Ali Bahri menambahkan, pembalakan liar masih menjadi penyebab utama kerusakan hutan dan memperburuk dampak bencana seperti banjir yang melanda sejumlah daerah di Sulsel, termasuk Bulukumba, Sinjai, dan Bantaeng dalam beberapa waktu terakhir.

Gakkum Tegas Awasi Aktivitas di Luar Area IPPKH

Tak hanya masyarakat, Gakkum Sulawesi juga mengingatkan perusahaan pemegang Izin Usaha Pertambangan (IUP) agar tidak melakukan aktivitas eksploitasi di luar batas IPPKH yang ditetapkan. Bila terbukti melanggar, tindakan hukum akan dijatuhkan tanpa kompromi.

“Kami akan terus mengawasi. Bila ada perusahaan yang beroperasi di luar area IPPKH yang diatur Menteri Kehutanan, kami tak segan menindak sesuai hukum,” tegas Ali.

Selama 2025, Gakkum Sulawesi telah menangani tiga kasus kehutanan yang masuk tahap P21 dan menyerahkannya ke aparat penegak hukum. Delapan kasus lain masih dalam proses penyidikan, tersebar di Gorontalo dan Sulawesi Tengah.

Ali menjelaskan bahwa sanksi atas perusakan hutan berlaku bagi siapa pun, baik individu maupun korporasi. Bagi perorangan, pelanggaran dikenakan sanksi pidana berdasarkan UU Nomor 41 Tahun 1999 tentang Kehutanan, yang telah diperbarui melalui UU Cipta Kerja Nomor 6 Tahun 2023. Sementara perusahaan bisa dikenai sanksi administratif, perdata, hingga pidana.

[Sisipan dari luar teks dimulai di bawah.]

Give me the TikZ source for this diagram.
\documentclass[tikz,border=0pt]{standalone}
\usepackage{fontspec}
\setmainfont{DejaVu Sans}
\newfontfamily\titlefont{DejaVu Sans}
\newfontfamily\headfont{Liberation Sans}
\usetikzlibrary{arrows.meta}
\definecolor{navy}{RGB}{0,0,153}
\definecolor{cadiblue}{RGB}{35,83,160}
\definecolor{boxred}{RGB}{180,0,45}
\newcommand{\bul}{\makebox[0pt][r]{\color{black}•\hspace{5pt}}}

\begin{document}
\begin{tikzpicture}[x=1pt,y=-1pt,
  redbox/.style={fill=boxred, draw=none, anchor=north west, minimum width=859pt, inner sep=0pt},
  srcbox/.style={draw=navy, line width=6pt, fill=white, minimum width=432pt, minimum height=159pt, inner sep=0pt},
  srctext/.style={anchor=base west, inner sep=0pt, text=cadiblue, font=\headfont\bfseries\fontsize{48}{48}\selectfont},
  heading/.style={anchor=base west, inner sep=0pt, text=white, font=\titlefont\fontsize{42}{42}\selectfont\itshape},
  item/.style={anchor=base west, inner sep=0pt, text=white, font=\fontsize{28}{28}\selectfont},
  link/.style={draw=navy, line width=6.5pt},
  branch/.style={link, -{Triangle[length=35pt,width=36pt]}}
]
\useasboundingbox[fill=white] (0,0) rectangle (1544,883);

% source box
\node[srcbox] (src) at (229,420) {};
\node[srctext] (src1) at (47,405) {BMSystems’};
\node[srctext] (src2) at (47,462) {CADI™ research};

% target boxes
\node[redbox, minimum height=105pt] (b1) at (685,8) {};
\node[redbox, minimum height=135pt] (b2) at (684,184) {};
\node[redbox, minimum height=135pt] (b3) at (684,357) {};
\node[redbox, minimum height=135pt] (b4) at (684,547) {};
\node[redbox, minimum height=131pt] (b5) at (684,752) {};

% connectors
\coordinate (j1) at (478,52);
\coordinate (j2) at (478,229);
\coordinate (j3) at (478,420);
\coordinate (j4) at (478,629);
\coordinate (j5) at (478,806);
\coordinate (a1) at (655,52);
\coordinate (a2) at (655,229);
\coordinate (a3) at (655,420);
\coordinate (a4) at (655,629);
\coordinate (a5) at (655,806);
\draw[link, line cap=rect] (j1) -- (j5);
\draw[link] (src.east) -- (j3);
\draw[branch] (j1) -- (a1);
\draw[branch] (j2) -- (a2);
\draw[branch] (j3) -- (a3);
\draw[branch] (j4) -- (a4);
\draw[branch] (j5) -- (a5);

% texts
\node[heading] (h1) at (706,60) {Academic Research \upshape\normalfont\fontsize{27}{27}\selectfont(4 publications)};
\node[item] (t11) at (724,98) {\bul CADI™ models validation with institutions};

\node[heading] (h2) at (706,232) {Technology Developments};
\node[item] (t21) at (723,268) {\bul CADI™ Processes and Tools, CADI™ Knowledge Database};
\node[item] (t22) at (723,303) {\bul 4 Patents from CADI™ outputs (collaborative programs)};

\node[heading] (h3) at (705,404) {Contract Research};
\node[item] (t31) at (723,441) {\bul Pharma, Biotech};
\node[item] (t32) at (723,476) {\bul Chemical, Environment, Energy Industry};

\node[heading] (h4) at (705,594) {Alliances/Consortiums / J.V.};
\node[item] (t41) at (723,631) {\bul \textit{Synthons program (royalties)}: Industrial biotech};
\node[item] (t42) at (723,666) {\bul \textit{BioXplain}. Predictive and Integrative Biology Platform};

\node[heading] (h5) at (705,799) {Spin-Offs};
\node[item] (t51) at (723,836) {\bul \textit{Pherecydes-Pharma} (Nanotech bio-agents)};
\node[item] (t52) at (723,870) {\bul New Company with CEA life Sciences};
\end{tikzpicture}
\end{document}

Peran Masyarakat Diperlukan dalam Pencegahan

Gakkum juga mendorong partisipasi masyarakat untuk turut serta dalam mengawasi hutan dari praktik ilegal. Masyarakat diharapkan aktif melaporkan jika menemukan perambahan atau pembalakan liar di kawasan hutan, baik di wilayah umum maupun konsesi perusahaan.

“Undang-Undang memberikan ruang bagi warga untuk melaporkan tindakan perusakan hutan. Ini bentuk keterlibatan masyarakat dalam menjaga lingkungan,” ujar Ali, merujuk pada UU Nomor 18 Tahun 2013 dan UU Nomor 32 Tahun 2024.

Ia menutup pernyataannya dengan ajakan agar seluruh elemen masyarakat dan korporasi bekerja sama mencegah kerusakan hutan.

“Kita tidak bisa bekerja sendiri. Pelestarian hutan membutuhkan dukungan semua pihak, termasuk pelaku usaha dan warga sekitar kawasan,” pungkasnya.